VERNON — Two members of a group that is opposed to the New Jersey bear hunt were issued summonses over the weekend after they released a bear cub from a trap in a residential neighborhood.

Catherine McCartney, 50, of the Highland Lakes section of Vernon, and Mark H. Nagelhout, of Park Ridge, were issued the citations on Saturday, according to Larry Hajna of the Department of Environmental protection. The citations came after they and another person were found "actively engaged in releasing a young bear from the trap," Hajna said.

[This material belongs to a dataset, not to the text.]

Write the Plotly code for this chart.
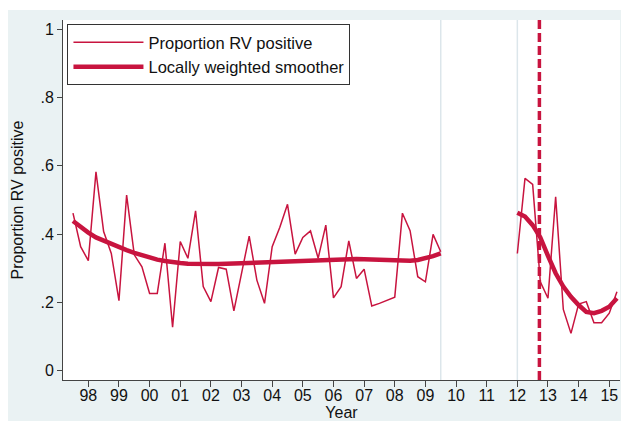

The trap that the bear was being freed from had been set near the Great Gorge condo complex on Oct. 23 after a resident reported being charged by a bear 10 days earlier, though the woman only reported the incident the day before the trap was set, Hajna said. A second trap that had been placed in the same area after a man claimed a bear had charged at him was removed on Oct. 25. Hajna said state policy is to remove traps if they have not caught the targeted bear within a week.

"It is not known if the two incidents involved the same bear or different bears," Hajna said.

Hajna also said the bear that the people were trying to free is not believed to be the same bear involved in either of the two reported incidents. A video post on Facebook by a page for "The BEAR Group" purports to have audio of the trapped bear cub "crying out for his mother, who was nearby waiting for him."

Doris Lin, an attorney for the bear group, would not comment on whether McCartney or Nagelhout were trying to free the cub from the trap, only saying they were there to "document" that the cub was in the trap. On its Facebook page, the group says it has "great concerns" about the authenticity of the incidents leading to the traps being set.

Lin told New Jersey 101.5 that in the incident with the man, it is believed that the bear "bluff charged" the man, or only gave the impression of charging as a means to scare the man off. She said the man stumbled as he ran away and went to the police limping from his own injuries, not ones caused by the bear.

The Bear Group's post also blamed the development's property management and the state for the animals in the area being able to have access to "unnatural food sources" and using technology to help keep bears away.

"People really need to control garbage and bear attractants to to keep bears out of residential neighborhoods," Lin said. "They should stay in the woods where they belong and people should not be feeding them. The problem is not the number of bears. The problem is these conflicts with bears and the conflicts are the result of unsecured garbage."

They were cited for obstructing a government function by means of interference, disorderly conduct by creating a hazardous or physically dangerous condition, and disturbing the condition of real property in tended for use in the lawful taking of wildlife.

The number of bears killed this year was drastically reduced after Gov. Phil Murphy banned the hunt on all state owned and controlled lands.The group has demanded that the second section, set to be held in December, be cancelled.